__DATA BLOCK__
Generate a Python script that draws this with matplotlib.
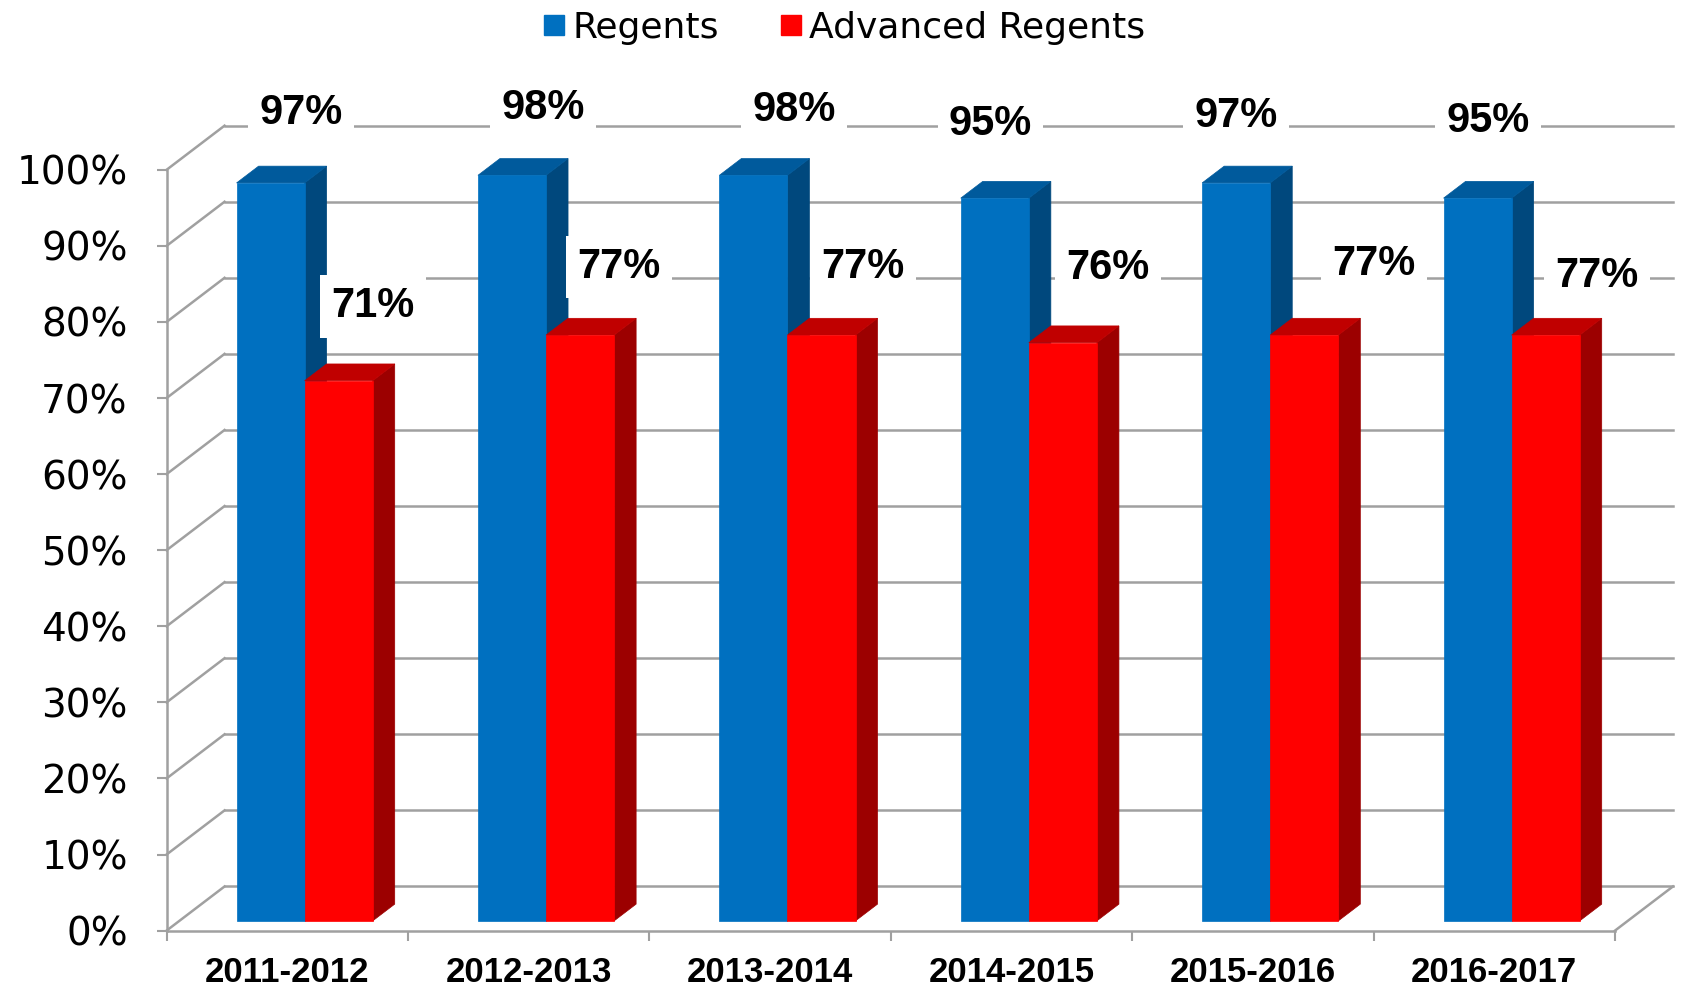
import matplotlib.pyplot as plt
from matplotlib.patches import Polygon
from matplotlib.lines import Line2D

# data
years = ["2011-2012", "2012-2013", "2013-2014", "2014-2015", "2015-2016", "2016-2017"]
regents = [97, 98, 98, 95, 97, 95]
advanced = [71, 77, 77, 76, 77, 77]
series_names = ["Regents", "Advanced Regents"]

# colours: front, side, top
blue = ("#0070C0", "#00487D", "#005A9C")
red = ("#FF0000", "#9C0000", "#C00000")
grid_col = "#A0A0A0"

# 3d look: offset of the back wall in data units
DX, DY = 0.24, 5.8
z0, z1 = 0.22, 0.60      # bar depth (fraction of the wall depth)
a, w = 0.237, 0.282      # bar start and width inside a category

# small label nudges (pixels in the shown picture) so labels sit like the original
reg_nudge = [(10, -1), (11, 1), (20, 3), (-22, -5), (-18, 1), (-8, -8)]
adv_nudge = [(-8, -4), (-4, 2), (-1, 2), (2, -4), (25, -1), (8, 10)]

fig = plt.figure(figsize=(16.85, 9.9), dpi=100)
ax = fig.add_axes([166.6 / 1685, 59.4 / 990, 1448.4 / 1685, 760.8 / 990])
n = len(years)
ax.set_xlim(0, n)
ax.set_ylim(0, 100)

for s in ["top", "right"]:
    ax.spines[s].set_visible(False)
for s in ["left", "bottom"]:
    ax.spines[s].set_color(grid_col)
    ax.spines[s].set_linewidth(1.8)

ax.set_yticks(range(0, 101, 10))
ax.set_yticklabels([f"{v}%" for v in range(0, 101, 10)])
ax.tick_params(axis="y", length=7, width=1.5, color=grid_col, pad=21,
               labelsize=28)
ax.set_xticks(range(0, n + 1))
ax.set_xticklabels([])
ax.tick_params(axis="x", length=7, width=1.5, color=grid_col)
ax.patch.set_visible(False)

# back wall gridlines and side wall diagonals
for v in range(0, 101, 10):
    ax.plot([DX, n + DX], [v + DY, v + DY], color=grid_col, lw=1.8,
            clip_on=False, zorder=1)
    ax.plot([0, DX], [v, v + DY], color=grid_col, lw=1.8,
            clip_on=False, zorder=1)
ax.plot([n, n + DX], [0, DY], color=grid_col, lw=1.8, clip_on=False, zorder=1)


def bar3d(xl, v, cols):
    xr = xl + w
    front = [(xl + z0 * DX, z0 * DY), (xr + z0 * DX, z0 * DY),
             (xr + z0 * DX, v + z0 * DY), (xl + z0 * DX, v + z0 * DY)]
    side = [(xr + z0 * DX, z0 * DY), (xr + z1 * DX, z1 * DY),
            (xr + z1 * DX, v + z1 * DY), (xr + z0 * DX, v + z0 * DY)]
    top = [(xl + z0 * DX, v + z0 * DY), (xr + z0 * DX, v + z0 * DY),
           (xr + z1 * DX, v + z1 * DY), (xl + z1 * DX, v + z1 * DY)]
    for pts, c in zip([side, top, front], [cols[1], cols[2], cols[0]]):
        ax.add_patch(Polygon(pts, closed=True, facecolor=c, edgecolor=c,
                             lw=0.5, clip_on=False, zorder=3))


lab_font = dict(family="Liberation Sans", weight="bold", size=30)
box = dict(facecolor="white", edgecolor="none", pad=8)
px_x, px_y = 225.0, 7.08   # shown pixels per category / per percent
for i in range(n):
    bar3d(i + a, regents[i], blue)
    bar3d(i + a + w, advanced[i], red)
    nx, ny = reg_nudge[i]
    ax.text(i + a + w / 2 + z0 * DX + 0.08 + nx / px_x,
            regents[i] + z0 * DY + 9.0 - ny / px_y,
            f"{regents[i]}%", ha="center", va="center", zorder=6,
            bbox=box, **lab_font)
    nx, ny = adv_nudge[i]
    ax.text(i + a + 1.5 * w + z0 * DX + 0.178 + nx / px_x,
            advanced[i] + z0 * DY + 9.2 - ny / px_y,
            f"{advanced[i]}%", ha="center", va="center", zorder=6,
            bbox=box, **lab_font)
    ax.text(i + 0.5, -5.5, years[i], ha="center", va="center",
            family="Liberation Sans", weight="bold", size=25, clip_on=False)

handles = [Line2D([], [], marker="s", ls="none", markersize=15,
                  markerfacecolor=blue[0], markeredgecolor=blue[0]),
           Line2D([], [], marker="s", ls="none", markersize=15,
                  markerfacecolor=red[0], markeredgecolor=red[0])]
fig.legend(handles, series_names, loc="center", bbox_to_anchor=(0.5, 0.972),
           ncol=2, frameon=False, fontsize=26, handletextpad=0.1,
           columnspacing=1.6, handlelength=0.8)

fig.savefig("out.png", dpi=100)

__PROBLEM TO WORK ON__
Set down all the data again exactly as above, pictures excluded.

__RESULT__
Generate a Python script that draws this with matplotlib.
import matplotlib.pyplot as plt
from matplotlib.patches import Polygon
from matplotlib.lines import Line2D

# data
years = ["2011-2012", "2012-2013", "2013-2014", "2014-2015", "2015-2016", "2016-2017"]
regents = [97, 98, 98, 95, 97, 95]
advanced = [71, 77, 77, 76, 77, 77]
series_names = ["Regents", "Advanced Regents"]

# colours: front, side, top
blue = ("#0070C0", "#00487D", "#005A9C")
red = ("#FF0000", "#9C0000", "#C00000")
grid_col = "#A0A0A0"

# 3d look: offset of the back wall in data units
DX, DY = 0.24, 5.8
z0, z1 = 0.22, 0.60      # bar depth (fraction of the wall depth)
a, w = 0.237, 0.282      # bar start and width inside a category

# small label nudges (pixels in the shown picture) so labels sit like the original
reg_nudge = [(10, -1), (11, 1), (20, 3), (-22, -5), (-18, 1), (-8, -8)]
adv_nudge = [(-8, -4), (-4, 2), (-1, 2), (2, -4), (25, -1), (8, 10)]

fig = plt.figure(figsize=(16.85, 9.9), dpi=100)
ax = fig.add_axes([166.6 / 1685, 59.4 / 990, 1448.4 / 1685, 760.8 / 990])
n = len(years)
ax.set_xlim(0, n)
ax.set_ylim(0, 100)

for s in ["top", "right"]:
    ax.spines[s].set_visible(False)
for s in ["left", "bottom"]:
    ax.spines[s].set_color(grid_col)
    ax.spines[s].set_linewidth(1.8)

ax.set_yticks(range(0, 101, 10))
ax.set_yticklabels([f"{v}%" for v in range(0, 101, 10)])
ax.tick_params(axis="y", length=7, width=1.5, color=grid_col, pad=21,
               labelsize=28)
ax.set_xticks(range(0, n + 1))
ax.set_xticklabels([])
ax.tick_params(axis="x", length=7, width=1.5, color=grid_col)
ax.patch.set_visible(False)

# back wall gridlines and side wall diagonals
for v in range(0, 101, 10):
    ax.plot([DX, n + DX], [v + DY, v + DY], color=grid_col, lw=1.8,
            clip_on=False, zorder=1)
    ax.plot([0, DX], [v, v + DY], color=grid_col, lw=1.8,
            clip_on=False, zorder=1)
ax.plot([n, n + DX], [0, DY], color=grid_col, lw=1.8, clip_on=False, zorder=1)


def bar3d(xl, v, cols):
    xr = xl + w
    front = [(xl + z0 * DX, z0 * DY), (xr + z0 * DX, z0 * DY),
             (xr + z0 * DX, v + z0 * DY), (xl + z0 * DX, v + z0 * DY)]
    side = [(xr + z0 * DX, z0 * DY), (xr + z1 * DX, z1 * DY),
            (xr + z1 * DX, v + z1 * DY), (xr + z0 * DX, v + z0 * DY)]
    top = [(xl + z0 * DX, v + z0 * DY), (xr + z0 * DX, v + z0 * DY),
           (xr + z1 * DX, v + z1 * DY), (xl + z1 * DX, v + z1 * DY)]
    for pts, c in zip([side, top, front], [cols[1], cols[2], cols[0]]):
        ax.add_patch(Polygon(pts, closed=True, facecolor=c, edgecolor=c,
                             lw=0.5, clip_on=False, zorder=3))


lab_font = dict(family="Liberation Sans", weight="bold", size=30)
box = dict(facecolor="white", edgecolor="none", pad=8)
px_x, px_y = 225.0, 7.08   # shown pixels per category / per percent
for i in range(n):
    bar3d(i + a, regents[i], blue)
    bar3d(i + a + w, advanced[i], red)
    nx, ny = reg_nudge[i]
    ax.text(i + a + w / 2 + z0 * DX + 0.08 + nx / px_x,
            regents[i] + z0 * DY + 9.0 - ny / px_y,
            f"{regents[i]}%", ha="center", va="center", zorder=6,
            bbox=box, **lab_font)
    nx, ny = adv_nudge[i]
    ax.text(i + a + 1.5 * w + z0 * DX + 0.178 + nx / px_x,
            advanced[i] + z0 * DY + 9.2 - ny / px_y,
            f"{advanced[i]}%", ha="center", va="center", zorder=6,
            bbox=box, **lab_font)
    ax.text(i + 0.5, -5.5, years[i], ha="center", va="center",
            family="Liberation Sans", weight="bold", size=25, clip_on=False)

handles = [Line2D([], [], marker="s", ls="none", markersize=15,
                  markerfacecolor=blue[0], markeredgecolor=blue[0]),
           Line2D([], [], marker="s", ls="none", markersize=15,
                  markerfacecolor=red[0], markeredgecolor=red[0])]
fig.legend(handles, series_names, loc="center", bbox_to_anchor=(0.5, 0.972),
           ncol=2, frameon=False, fontsize=26, handletextpad=0.1,
           columnspacing=1.6, handlelength=0.8)

fig.savefig("out.png", dpi=100)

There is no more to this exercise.